Q: But what about using the feet to show the music; isn't that style part of tango?
A: Well, if you are performing maybe, and in the milongas here there are sometimes adornments with the feet, but it is not a big part of our dancing. 

Q: The milongueros all have a lot of different styles and ways of using the music. What are the differences you have noticed?
A: (A summary). She described older dancers who are sweet; who have seen and done everything. While some are losing physical skills, they are very nice to dance with and connect to. Their way with the music, and with life itself, makes a great connection. Then, there are some milongueros who really dance for the woman. You can tell that they are really paying attention, taking care, watching out for you. Some are very smooth. She says dancing with them to Calo is like a nice stroll in the park in Palermo. Some of the good dancers have a hard lead, which she doesn't care for, but she says some of the other women like it. And she says some of the men are “sometimes showing to the others.” “I can tell, and I don't like it as much when they do it, but some are very good dancers. Sometimes they need to get students, and showing is how they do it.” And others are selfish. “Like who?” I asked. She said, “Well XX is selfish (my favorite tango dancer). He is so strong in the music that sometimes he just goes. He can't control himself. It's okay, but you just have to hold on.” I asked “What about me? What kind am I?” She said, “You are a selfish dancer.” (I decided to leave it at that. A similarity of any kind at all with XX was good enough for me). 
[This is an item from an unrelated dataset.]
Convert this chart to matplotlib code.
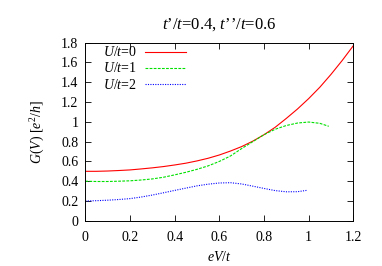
import numpy as np
import matplotlib
matplotlib.use('Agg')
import matplotlib.pyplot as plt

plt.rcParams['font.family'] = ['Liberation Serif', 'DejaVu Serif']
plt.rcParams['mathtext.fontset'] = 'custom'
plt.rcParams['mathtext.rm'] = 'Liberation Serif'
plt.rcParams['mathtext.it'] = 'Liberation Serif:italic'
plt.rcParams['font.size'] = 10

x_u0 = [0, 0.05, 0.1, 0.15, 0.2, 0.25, 0.3, 0.35, 0.4, 0.45, 0.5, 0.55, 0.6,
        0.65, 0.7, 0.75, 0.8, 0.85, 0.9, 0.95, 1.0, 1.05, 1.1, 1.15, 1.2]
g_u0 = [0.50, 0.50, 0.503, 0.508, 0.514, 0.524, 0.535, 0.548, 0.564, 0.582, 0.605, 0.632, 0.665,
        0.705, 0.75, 0.805, 0.87, 0.945, 1.035, 1.13, 1.235, 1.35, 1.48, 1.62, 1.77]

x_u1 = [0, 0.05, 0.1, 0.15, 0.2, 0.25, 0.3, 0.35, 0.4, 0.45, 0.5, 0.55, 0.6,
        0.65, 0.7, 0.75, 0.8, 0.85, 0.9, 0.95, 1.0, 1.05, 1.09]
g_u1 = [0.40, 0.397, 0.397, 0.40, 0.404, 0.412, 0.423, 0.44, 0.464, 0.49, 0.52, 0.555, 0.60,
        0.655, 0.73, 0.80, 0.87, 0.925, 0.963, 0.988, 0.998, 0.985, 0.955]

x_u2 = [0, 0.05, 0.1, 0.15, 0.2, 0.25, 0.3, 0.35, 0.4, 0.45, 0.5, 0.55, 0.6,
        0.65, 0.7, 0.75, 0.8, 0.85, 0.9, 0.95, 0.99]
g_u2 = [0.20, 0.203, 0.208, 0.215, 0.224, 0.24, 0.26, 0.283, 0.307, 0.33, 0.353, 0.37, 0.382,
        0.385, 0.372, 0.35, 0.327, 0.305, 0.293, 0.294, 0.307]

xticks = [0, 0.2, 0.4, 0.6, 0.8, 1.0, 1.2]
xticklabels = ['0', '0.2', '0.4', '0.6', '0.8', '1', '1.2']
yticks = [0, 0.2, 0.4, 0.6, 0.8, 1.0, 1.2, 1.4, 1.6, 1.8]
yticklabels = ['0', '0.2', '0.4', '0.6', '0.8', '1', '1.2', '1.4', '1.6', '1.8']

fig = plt.figure(figsize=(3.82, 2.66), dpi=100)
ax = fig.add_axes([0.2233, 0.170, 0.7017, 0.6695])

ax.plot(x_u0, g_u0, color='#ff0000', lw=0.8, label=r'$U/t$=0')
ax.plot(x_u1, g_u1, color='#00e000', lw=0.8, dashes=(2.5, 1.2), label=r'$U/t$=1')
ax.plot(x_u2, g_u2, color='#0000ff', lw=0.8, dashes=(1, 1.2), label=r'$U/t$=2')

ax.set_xlim(0, 1.2)
ax.set_ylim(0, 1.8)
ax.set_xticks(xticks)
ax.set_xticklabels(xticklabels)
ax.set_yticks(yticks)
ax.set_yticklabels(yticklabels)
ax.tick_params(direction='in', top=True, right=True, length=4, width=0.6)
ax.tick_params(axis='x', pad=7)
ax.tick_params(axis='y', pad=5)
for s in ax.spines.values():
    s.set_linewidth(0.7)

ax.set_xlabel(r'$eV/t$', labelpad=5)
ax.set_ylabel(r'$G(V)$ [$e^2/h$]', labelpad=10)
ax.set_title(r'$t$’/$t$=0.4, $t$’’/$t$=0.6', pad=10)

ax.legend(loc='upper left', bbox_to_anchor=(0.066, 0.985), frameon=False,
          markerfirst=False, handlelength=3.0, handletextpad=0.55,
          labelspacing=0.15, borderpad=0, borderaxespad=0)

fig.savefig('out.png', dpi=100)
Q: What don't you like about the milongas?
A: Smoke. Sometimes I cannot dance. I have to stop going. 

Q: Who are the good teachers?
A: My only teacher was Celia Blanco. She is very tough, she was trained as a Profesora de Danzas Clásicas, and she is tough. But she was very nice to me. I had sixteen lessons with her at Gallo Ciego (another great tango name) and then she said, “That's enough. Go out and dance.” (Note: We sat in on one of Celia's classes. She has never taught in the U.S., so I'll try to write about her later.) 

Q: Why don't you teach?
A: I'm in tango only for dancing. I don't want to socialize or perform, or teach. Looking for students and competing with other teachers changes it. (Note: I know that Alejandra has taught in the past. She has sometimes helped milongueros give lessons as a favor, which is how I met her. Also, Argentina sent her to the U.S. last year to demonstrate tango, and once she reluctantly accepted the strangest tango job ever: the Argentine army hired her to try to teach tango to its generals, so they would be able to represent the country better at foreign diplomatic functions.) 

Q: Isn't it true that my mastery of tango is unequaled by anyone in Buenos Aires? And what about those secret codes Sonia couldn't put in the book—the ones every Argentine has sworn not too reveal?

A: I was astounded by her answer! But I'm afraid it will have to wait. It's getting very late, and the doctor said if I don't get some sleep I will die so I will have to save those unbelievable answers for another time.